Response: Show me the evidence. I would like to see real social science showing that. I mean, hey, I am all for changing semiotics based on cost-benefit analysis. If it turns out every time I make the sound "illegal" a baby dies, I will stop making those noises. But you need to show me.

  • the term is a code word for racial and ethnic hatred;

Response: Among some people, maybe. Not among us open borders people. For us, "illegal immigrant" is a code word for "illegal immigrant". It's a sociological category that does not imply a negative moral judgment. 

  • the term is outdated, offensive, and implicitly carries with it negative connotations.

Response: Again, only because you, the author, are making a philosophical mistake. Since you are the one making the mistake, you can change.

Immigration laws are unjust. They carry no moral force. Nevertheless, the term "illegal" means "breaking a law". That's it. Once you recognize that, there is basically no reason to get upset at the word "illegal immigrant."

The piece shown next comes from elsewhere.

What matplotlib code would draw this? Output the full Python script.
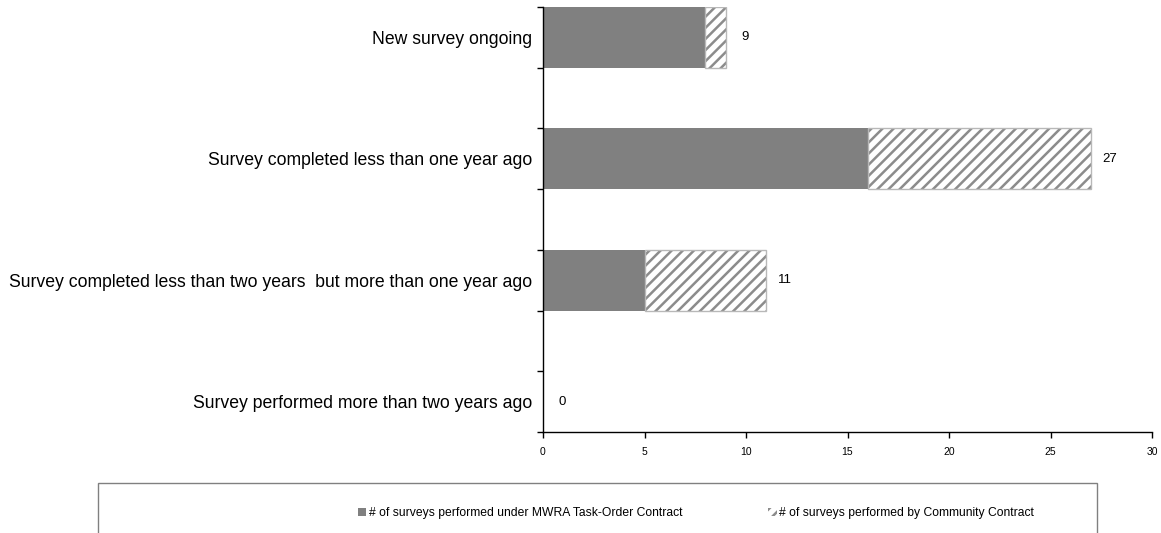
import matplotlib
matplotlib.use("Agg")
import matplotlib.pyplot as plt
from matplotlib.patches import Rectangle, Patch

plt.rcParams['font.family'] = ['Liberation Sans', 'DejaVu Sans']
plt.rcParams['hatch.linewidth'] = 1.8

categories = [
    "New survey ongoing",
    "Survey completed less than one year ago",
    "Survey completed less than two years  but more than one year ago",
    "Survey performed more than two years ago",
]
mwra = [8, 16, 5, 0]
community = [1, 11, 6, 0]
totals = [9, 27, 11, 0]
series_names = ["# of surveys performed under MWRA Task-Order Contract",
                "# of surveys performed by Community Contract"]
xticks = [0, 5, 10, 15, 20, 25, 30]

fig = plt.figure(figsize=(11.61, 5.33), dpi=100)
ax = fig.add_axes([543/1161, 1-432/533, (1152-543)/1161, (432-7)/533])

pos = [0, 2, 4, 6]
ax.barh(pos, mwra, height=1.0, color='#808080', edgecolor='none')
ax.barh(pos, community, left=mwra, height=1.0, color='white',
        edgecolor='#8c8c8c', hatch='///', linewidth=0)
for p, m, c in zip(pos, mwra, community):
    if c > 0:
        ax.add_patch(Rectangle((m, p-0.5), c, 1.0, fill=False,
                               edgecolor='#b8b8b8', linewidth=1.0))
for p, t in zip(pos, totals):
    ax.annotate(str(t), (t, p), xytext=(13.7, 0), textcoords='offset points',
                va='center', ha='center', fontsize=9.5)

ax.set_xlim(0, 30)
ax.set_ylim(6.5, -0.5)
ax.set_xticks(xticks)
ax.set_xticklabels([str(x) for x in xticks], fontsize=7.5)
ax.set_yticks(pos)
ax.set_yticklabels(categories, fontsize=12.7)
ax.set_yticks([i - 0.5 for i in range(8)], minor=True)
ax.tick_params(axis='y', which='major', length=0, pad=8)
ax.tick_params(axis='y', which='minor', length=4, direction='out', width=1)
ax.tick_params(axis='x', length=4, direction='out', width=1, pad=7)
for s in ['top', 'right']:
    ax.spines[s].set_visible(False)
ax.spines['left'].set_linewidth(1)
ax.spines['bottom'].set_linewidth(1)

fig.patches.append(Rectangle((98/1161, -0.05), 999/1161, 0.05 + (533-483)/533,
                             transform=fig.transFigure, fill=False,
                             edgecolor='#808080', linewidth=1))
handles = [Patch(facecolor='#808080', edgecolor='none'),
           Patch(facecolor='white', edgecolor='#8c8c8c', hatch='///', linewidth=0)]
fig.legend(handles, series_names, loc='center', bbox_to_anchor=(696/1161, 1-513/533),
           ncol=2, frameon=False, fontsize=8.7, handlelength=0.7, handleheight=0.7,
           handletextpad=0.2, columnspacing=7.1)

fig.savefig("out.png", dpi=100)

If "illegal immigrant" bothers some people, why insist on using the term? A few reasons. 1. It bothers them for stupid reasons, and so they should change, not us. 2. It's actually important to use the term so that we can think clearly about things. There are these things called laws. There are actions which count as breaking those laws. There are people who are especially likely to be subject to government coercion because of their past actions or because of how those laws assign a status to them. In order to talk about these people in social science or philosophy, we need a good term. "Illegal" is the clearest and most straightforward word.